◆ Exercise prompt ◆
Your task is to filter the data below down to the lines holding "chart".

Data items
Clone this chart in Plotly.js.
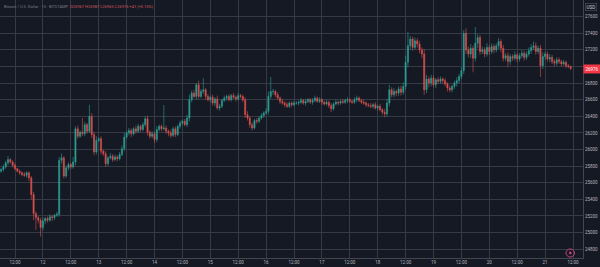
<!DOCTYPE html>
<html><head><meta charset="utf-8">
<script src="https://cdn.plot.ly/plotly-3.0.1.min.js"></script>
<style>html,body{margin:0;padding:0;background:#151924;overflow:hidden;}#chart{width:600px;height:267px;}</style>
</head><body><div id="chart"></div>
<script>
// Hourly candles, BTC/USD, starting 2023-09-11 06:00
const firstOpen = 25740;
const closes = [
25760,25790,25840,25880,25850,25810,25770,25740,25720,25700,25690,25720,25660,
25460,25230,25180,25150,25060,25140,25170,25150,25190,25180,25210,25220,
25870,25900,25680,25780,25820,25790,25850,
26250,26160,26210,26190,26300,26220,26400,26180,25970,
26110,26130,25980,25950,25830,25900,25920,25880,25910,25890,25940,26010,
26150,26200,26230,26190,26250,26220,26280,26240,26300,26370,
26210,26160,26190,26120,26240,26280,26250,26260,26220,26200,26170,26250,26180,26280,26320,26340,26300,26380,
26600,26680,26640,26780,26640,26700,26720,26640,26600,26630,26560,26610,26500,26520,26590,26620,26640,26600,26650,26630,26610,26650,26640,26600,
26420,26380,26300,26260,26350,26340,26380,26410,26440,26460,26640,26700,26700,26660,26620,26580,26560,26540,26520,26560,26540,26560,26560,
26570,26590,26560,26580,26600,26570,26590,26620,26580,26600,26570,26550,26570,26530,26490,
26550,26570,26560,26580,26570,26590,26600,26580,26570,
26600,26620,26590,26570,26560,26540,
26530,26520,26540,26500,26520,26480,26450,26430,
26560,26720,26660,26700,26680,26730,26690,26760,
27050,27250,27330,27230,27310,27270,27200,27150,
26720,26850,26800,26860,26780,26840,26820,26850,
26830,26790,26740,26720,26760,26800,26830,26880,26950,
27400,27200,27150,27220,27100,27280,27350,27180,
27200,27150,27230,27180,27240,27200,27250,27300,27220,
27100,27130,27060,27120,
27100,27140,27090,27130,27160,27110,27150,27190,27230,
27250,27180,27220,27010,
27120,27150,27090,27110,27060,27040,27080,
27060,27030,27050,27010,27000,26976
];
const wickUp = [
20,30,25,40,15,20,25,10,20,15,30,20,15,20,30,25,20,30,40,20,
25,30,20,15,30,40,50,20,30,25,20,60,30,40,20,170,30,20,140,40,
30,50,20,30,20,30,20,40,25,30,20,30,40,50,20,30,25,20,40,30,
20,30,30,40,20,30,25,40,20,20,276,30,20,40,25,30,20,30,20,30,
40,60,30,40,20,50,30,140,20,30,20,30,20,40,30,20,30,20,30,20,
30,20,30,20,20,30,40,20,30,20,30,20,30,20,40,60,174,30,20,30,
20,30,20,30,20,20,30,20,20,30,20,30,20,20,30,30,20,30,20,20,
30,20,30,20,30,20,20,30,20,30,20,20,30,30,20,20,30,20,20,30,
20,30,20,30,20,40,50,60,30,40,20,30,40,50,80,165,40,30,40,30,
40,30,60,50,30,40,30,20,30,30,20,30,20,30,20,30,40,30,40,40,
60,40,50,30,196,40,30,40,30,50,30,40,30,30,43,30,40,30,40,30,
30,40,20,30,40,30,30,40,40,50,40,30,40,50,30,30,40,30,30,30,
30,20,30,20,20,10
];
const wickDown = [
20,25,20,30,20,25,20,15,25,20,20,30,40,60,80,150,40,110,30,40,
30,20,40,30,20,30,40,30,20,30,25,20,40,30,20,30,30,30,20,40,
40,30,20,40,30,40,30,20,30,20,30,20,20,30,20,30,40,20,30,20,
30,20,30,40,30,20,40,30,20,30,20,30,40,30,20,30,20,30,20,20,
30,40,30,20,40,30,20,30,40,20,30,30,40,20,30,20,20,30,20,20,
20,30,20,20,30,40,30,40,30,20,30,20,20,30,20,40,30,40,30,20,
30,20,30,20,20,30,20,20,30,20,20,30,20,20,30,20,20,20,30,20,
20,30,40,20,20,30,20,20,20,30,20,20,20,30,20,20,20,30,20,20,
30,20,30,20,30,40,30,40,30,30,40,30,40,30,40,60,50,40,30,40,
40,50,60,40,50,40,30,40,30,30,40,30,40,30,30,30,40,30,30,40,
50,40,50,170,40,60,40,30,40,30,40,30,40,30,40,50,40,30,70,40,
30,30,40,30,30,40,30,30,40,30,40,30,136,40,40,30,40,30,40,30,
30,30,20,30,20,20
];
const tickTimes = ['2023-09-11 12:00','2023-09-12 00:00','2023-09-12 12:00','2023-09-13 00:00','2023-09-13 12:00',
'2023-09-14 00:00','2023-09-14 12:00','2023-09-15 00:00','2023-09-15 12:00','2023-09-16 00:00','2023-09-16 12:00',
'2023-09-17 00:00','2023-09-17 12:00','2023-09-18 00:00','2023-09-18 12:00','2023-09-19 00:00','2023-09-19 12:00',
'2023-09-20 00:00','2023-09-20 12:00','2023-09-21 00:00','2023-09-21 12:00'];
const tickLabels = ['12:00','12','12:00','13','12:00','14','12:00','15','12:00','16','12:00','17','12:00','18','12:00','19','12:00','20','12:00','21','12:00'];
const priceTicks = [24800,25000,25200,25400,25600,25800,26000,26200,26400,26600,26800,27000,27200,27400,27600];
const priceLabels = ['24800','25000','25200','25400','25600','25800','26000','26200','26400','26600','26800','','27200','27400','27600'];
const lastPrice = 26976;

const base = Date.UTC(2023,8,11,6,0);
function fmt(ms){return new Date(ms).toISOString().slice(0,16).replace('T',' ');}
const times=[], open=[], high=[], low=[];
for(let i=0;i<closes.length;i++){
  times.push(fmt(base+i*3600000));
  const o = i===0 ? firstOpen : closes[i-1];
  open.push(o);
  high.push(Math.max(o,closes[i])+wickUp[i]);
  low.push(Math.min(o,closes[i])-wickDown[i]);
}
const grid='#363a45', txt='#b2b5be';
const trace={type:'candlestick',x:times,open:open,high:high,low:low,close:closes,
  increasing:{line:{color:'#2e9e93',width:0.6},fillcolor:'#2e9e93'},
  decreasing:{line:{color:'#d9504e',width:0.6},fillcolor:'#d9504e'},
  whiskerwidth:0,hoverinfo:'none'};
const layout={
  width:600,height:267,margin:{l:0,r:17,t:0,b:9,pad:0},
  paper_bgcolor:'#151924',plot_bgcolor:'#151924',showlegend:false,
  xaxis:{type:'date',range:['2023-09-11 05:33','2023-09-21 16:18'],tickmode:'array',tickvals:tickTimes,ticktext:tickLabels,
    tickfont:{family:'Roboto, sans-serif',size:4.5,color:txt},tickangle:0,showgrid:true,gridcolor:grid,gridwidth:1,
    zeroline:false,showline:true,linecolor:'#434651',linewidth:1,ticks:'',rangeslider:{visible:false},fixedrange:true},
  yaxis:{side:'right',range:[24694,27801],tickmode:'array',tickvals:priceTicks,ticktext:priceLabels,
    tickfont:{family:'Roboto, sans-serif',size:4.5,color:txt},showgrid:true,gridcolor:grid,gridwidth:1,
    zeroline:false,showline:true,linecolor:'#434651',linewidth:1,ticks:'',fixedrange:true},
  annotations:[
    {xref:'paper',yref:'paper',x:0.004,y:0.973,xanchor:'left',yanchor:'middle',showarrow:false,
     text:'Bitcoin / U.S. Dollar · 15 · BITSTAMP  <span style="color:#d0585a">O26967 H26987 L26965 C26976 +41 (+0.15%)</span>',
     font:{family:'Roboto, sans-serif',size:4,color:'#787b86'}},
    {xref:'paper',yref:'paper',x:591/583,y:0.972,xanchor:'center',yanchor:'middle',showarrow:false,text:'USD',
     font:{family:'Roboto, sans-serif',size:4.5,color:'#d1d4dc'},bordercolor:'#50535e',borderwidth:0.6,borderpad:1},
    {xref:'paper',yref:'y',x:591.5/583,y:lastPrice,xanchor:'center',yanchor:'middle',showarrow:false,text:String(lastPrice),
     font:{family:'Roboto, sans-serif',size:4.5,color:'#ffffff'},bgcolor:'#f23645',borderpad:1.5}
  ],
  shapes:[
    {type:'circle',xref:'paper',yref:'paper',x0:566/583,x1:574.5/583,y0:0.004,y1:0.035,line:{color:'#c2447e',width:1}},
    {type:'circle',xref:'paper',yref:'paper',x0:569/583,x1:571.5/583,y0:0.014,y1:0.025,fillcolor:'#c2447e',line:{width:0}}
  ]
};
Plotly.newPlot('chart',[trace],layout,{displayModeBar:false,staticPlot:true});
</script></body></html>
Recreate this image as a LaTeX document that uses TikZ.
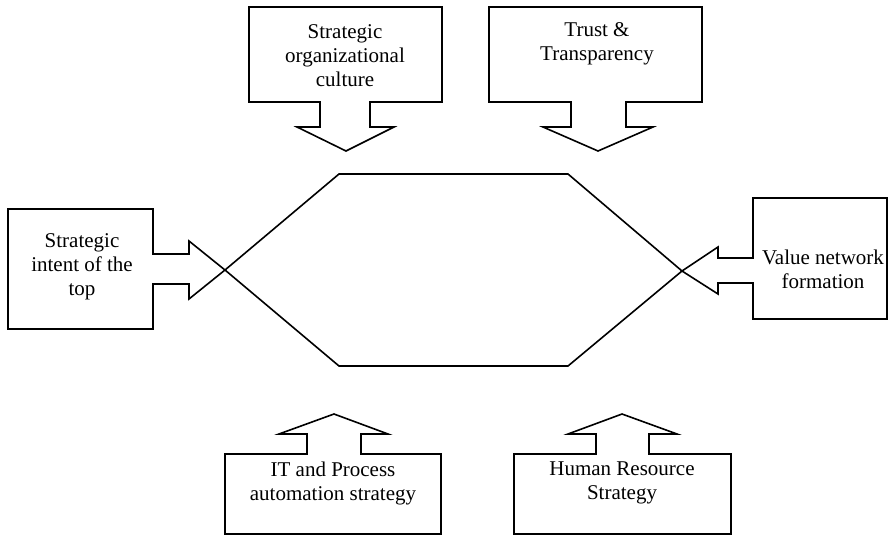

◆ Problem solution ◆
Clone this chart in Plotly.js.
<style>html,body{margin:0;padding:0;background:#151924;overflow:hidden;}#chart{width:600px;height:267px;}</style>
</head><body><div id="chart"></div>
Plotly.newPlot('chart',[trace],layout,{displayModeBar:false,staticPlot:true});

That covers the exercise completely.